INSTRUCTIONS FOR THE TASK
Your job is to retype all of the data word for word, leaving every image out.

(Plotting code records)
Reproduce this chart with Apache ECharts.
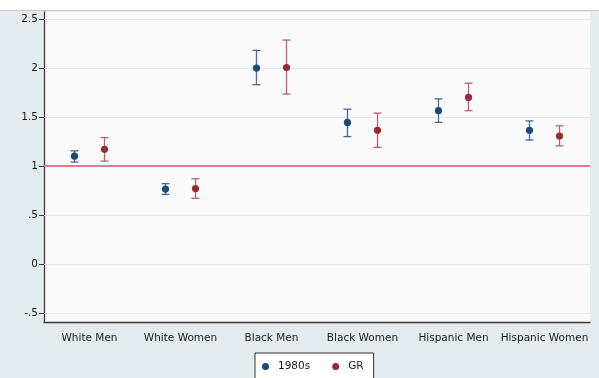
<!DOCTYPE html>
<html>
<head>
<meta charset="utf-8">
<script src="https://cdn.jsdelivr.net/npm/echarts@6/dist/echarts.min.js"></script>
<style>
html,body{margin:0;padding:0;}
#wrap{position:relative;width:599px;height:378px;background:#e3ebee;overflow:hidden;}
#top{position:absolute;left:0;top:0;width:599px;height:10px;background:#ffffff;border-bottom:1px solid #c9c9c9;}
#chart{position:absolute;left:0;top:0;width:599px;height:378px;}
</style>
</head>
<body>
<div id="wrap"><div id="top"></div><div id="chart"></div></div>
<script>
const categories = ['White Men','White Women','Black Men','Black Women','Hispanic Men','Hispanic Women'];
// point estimate, upper CI, lower CI
const est1980s = [1.10, 0.765, 2.00, 1.445, 1.565, 1.365];
const hi1980s  = [1.155, 0.82, 2.18, 1.58, 1.685, 1.46];
const lo1980s  = [1.04, 0.71, 1.83, 1.30, 1.445, 1.265];
const estGR = [1.17, 0.77, 2.005, 1.365, 1.70, 1.305];
const hiGR  = [1.29, 0.87, 2.285, 1.54, 1.845, 1.41];
const loGR  = [1.05, 0.67, 1.735, 1.19, 1.565, 1.205];
const yTicks = [-0.5, 0, 0.5, 1, 1.5, 2, 2.5];
const refValue = 1;

function rows(est, hi, lo){ return est.map((v,i)=>[i, v, hi[i], lo[i]]); }

function makeRender(offsetFrac, barColor){
  return function(params, api){
    const xi = api.value(0);
    const c = api.coord([xi, api.value(1)]);
    const h = api.coord([xi, api.value(2)]);
    const l = api.coord([xi, api.value(3)]);
    const band = api.size([1,0])[0];
    const x = c[0] + offsetFrac*band;
    const cap = 4;
    const ls = {stroke: barColor, lineWidth: 1.3};
    return {type:'group', children:[
      {type:'line', shape:{x1:x,y1:h[1],x2:x,y2:l[1]}, style:ls},
      {type:'line', shape:{x1:x-cap,y1:h[1],x2:x+cap,y2:h[1]}, style:ls},
      {type:'line', shape:{x1:x-cap,y1:l[1],x2:x+cap,y2:l[1]}, style:ls},
      {type:'circle', shape:{cx:x, cy:c[1], r:3.6}, style:{fill: api.visual('color')}}
    ]};
  };
}

const font = 'DejaVu Sans, Verdana, sans-serif';
const chart = echarts.init(document.getElementById('chart'));
chart.setOption({
  animation:false,
  backgroundColor:'transparent',
  grid:{left:44, right:9, top:12, bottom:56, show:true, backgroundColor:'#fafafa', borderWidth:0},
  xAxis:{
    type:'category', data:categories, boundaryGap:true,
    axisLine:{onZero:false, lineStyle:{color:'#3a3a3a', width:1.3}},
    axisTick:{alignWithLabel:true, length:5, lineStyle:{color:'#3a3a3a'}},
    axisLabel:{color:'#1a1a1a', fontSize:10.5, fontFamily:font, margin:11, interval:0},
    splitLine:{show:false}
  },
  yAxis:{
    type:'value', min:-0.5918, max:2.5714,
    axisLine:{show:true, lineStyle:{color:'#3a3a3a', width:1.3}},
    axisTick:{show:true, length:5, customValues:yTicks, lineStyle:{color:'#3a3a3a'}},
    axisLabel:{color:'#1a1a1a', fontSize:10.5, fontFamily:font, margin:6, customValues:yTicks,
      formatter:function(v){ let s = String(Math.round(v*10)/10); return s.replace(/^(-?)0\./,'$1.'); }},
    splitLine:{show:false}
  },
  legend:{
    left:255, top:353, width:110,
    data:[{name:'1980s', icon:'circle'},{name:'GR', icon:'circle'}],
    itemWidth:7, itemHeight:7, itemGap:22,
    backgroundColor:'#ffffff', borderColor:'#333', borderWidth:1,
    padding:[8,10,8,7],
    textStyle:{color:'#1a1a1a', fontSize:10.5, fontFamily:font, padding:[0,0,0,4]}
  },
  series:[
    {type:'line', data:[], silent:true,
     markLine:{symbol:'none', silent:true, label:{show:false},
       data: yTicks.map(v=>({yAxis:v, lineStyle:{color:'#e3ebee', width:1, type:'solid'}})).concat([{yAxis:refValue, lineStyle:{color:'#d6586f', width:1.6, type:'solid'}}])}},
    {name:'1980s', type:'custom', color:'#1a4a78', renderItem:makeRender(-0.165,'rgba(40,85,130,0.85)'),
     encode:{x:0,y:[1,2,3]}, data:rows(est1980s,hi1980s,lo1980s), z:5},
    {name:'GR', type:'custom', color:'#962a35', renderItem:makeRender(0.165,'rgba(175,70,80,0.85)'),
     encode:{x:0,y:[1,2,3]}, data:rows(estGR,hiGR,loGR), z:5}
  ]
});
</script>
</body>
</html>
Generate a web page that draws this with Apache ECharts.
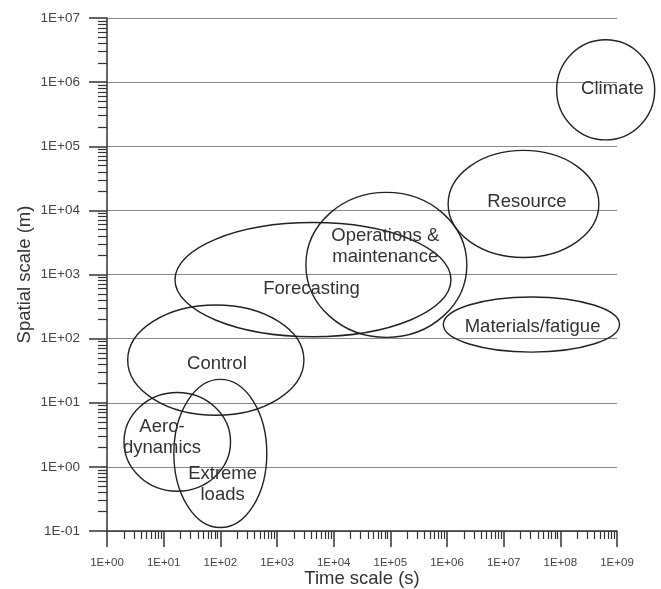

SOLUTION FOR THIS TASK
Reproduce this chart with Apache ECharts.
<!DOCTYPE html>
<html>
<head>
<meta charset="utf-8">
<script src="https://cdn.jsdelivr.net/npm/echarts@6/dist/echarts.min.js"></script>
<style>
html,body{margin:0;padding:0;}
#wrap{position:relative;width:599px;height:378px;background:#e3ebee;overflow:hidden;}
#top{position:absolute;left:0;top:0;width:599px;height:10px;background:#ffffff;border-bottom:1px solid #c9c9c9;}
#chart{position:absolute;left:0;top:0;width:599px;height:378px;}
</style>
</head>
<body>
<div id="wrap"><div id="top"></div><div id="chart"></div></div>
<script>
const categories = ['White Men','White Women','Black Men','Black Women','Hispanic Men','Hispanic Women'];
// point estimate, upper CI, lower CI
const est1980s = [1.10, 0.765, 2.00, 1.445, 1.565, 1.365];
const hi1980s  = [1.155, 0.82, 2.18, 1.58, 1.685, 1.46];
const lo1980s  = [1.04, 0.71, 1.83, 1.30, 1.445, 1.265];
const estGR = [1.17, 0.77, 2.005, 1.365, 1.70, 1.305];
const hiGR  = [1.29, 0.87, 2.285, 1.54, 1.845, 1.41];
const loGR  = [1.05, 0.67, 1.735, 1.19, 1.565, 1.205];
const yTicks = [-0.5, 0, 0.5, 1, 1.5, 2, 2.5];
const refValue = 1;

function rows(est, hi, lo){ return est.map((v,i)=>[i, v, hi[i], lo[i]]); }

function makeRender(offsetFrac, barColor){
  return function(params, api){
    const xi = api.value(0);
    const c = api.coord([xi, api.value(1)]);
    const h = api.coord([xi, api.value(2)]);
    const l = api.coord([xi, api.value(3)]);
    const band = api.size([1,0])[0];
    const x = c[0] + offsetFrac*band;
    const cap = 4;
    const ls = {stroke: barColor, lineWidth: 1.3};
    return {type:'group', children:[
      {type:'line', shape:{x1:x,y1:h[1],x2:x,y2:l[1]}, style:ls},
      {type:'line', shape:{x1:x-cap,y1:h[1],x2:x+cap,y2:h[1]}, style:ls},
      {type:'line', shape:{x1:x-cap,y1:l[1],x2:x+cap,y2:l[1]}, style:ls},
      {type:'circle', shape:{cx:x, cy:c[1], r:3.6}, style:{fill: api.visual('color')}}
    ]};
  };
}

const font = 'DejaVu Sans, Verdana, sans-serif';
const chart = echarts.init(document.getElementById('chart'));
chart.setOption({
  animation:false,
  backgroundColor:'transparent',
  grid:{left:44, right:9, top:12, bottom:56, show:true, backgroundColor:'#fafafa', borderWidth:0},
  xAxis:{
    type:'category', data:categories, boundaryGap:true,
    axisLine:{onZero:false, lineStyle:{color:'#3a3a3a', width:1.3}},
    axisTick:{alignWithLabel:true, length:5, lineStyle:{color:'#3a3a3a'}},
    axisLabel:{color:'#1a1a1a', fontSize:10.5, fontFamily:font, margin:11, interval:0},
    splitLine:{show:false}
  },
  yAxis:{
    type:'value', min:-0.5918, max:2.5714,
    axisLine:{show:true, lineStyle:{color:'#3a3a3a', width:1.3}},
    axisTick:{show:true, length:5, customValues:yTicks, lineStyle:{color:'#3a3a3a'}},
    axisLabel:{color:'#1a1a1a', fontSize:10.5, fontFamily:font, margin:6, customValues:yTicks,
      formatter:function(v){ let s = String(Math.round(v*10)/10); return s.replace(/^(-?)0\./,'$1.'); }},
    splitLine:{show:false}
  },
  legend:{
    left:255, top:353, width:110,
    data:[{name:'1980s', icon:'circle'},{name:'GR', icon:'circle'}],
    itemWidth:7, itemHeight:7, itemGap:22,
    backgroundColor:'#ffffff', borderColor:'#333', borderWidth:1,
    padding:[8,10,8,7],
    textStyle:{color:'#1a1a1a', fontSize:10.5, fontFamily:font, padding:[0,0,0,4]}
  },
  series:[
    {type:'line', data:[], silent:true,
     markLine:{symbol:'none', silent:true, label:{show:false},
       data: yTicks.map(v=>({yAxis:v, lineStyle:{color:'#e3ebee', width:1, type:'solid'}})).concat([{yAxis:refValue, lineStyle:{color:'#d6586f', width:1.6, type:'solid'}}])}},
    {name:'1980s', type:'custom', color:'#1a4a78', renderItem:makeRender(-0.165,'rgba(40,85,130,0.85)'),
     encode:{x:0,y:[1,2,3]}, data:rows(est1980s,hi1980s,lo1980s), z:5},
    {name:'GR', type:'custom', color:'#962a35', renderItem:makeRender(0.165,'rgba(175,70,80,0.85)'),
     encode:{x:0,y:[1,2,3]}, data:rows(estGR,hiGR,loGR), z:5}
  ]
});
</script>
</body>
</html>
Generate a web page that draws this with Apache ECharts.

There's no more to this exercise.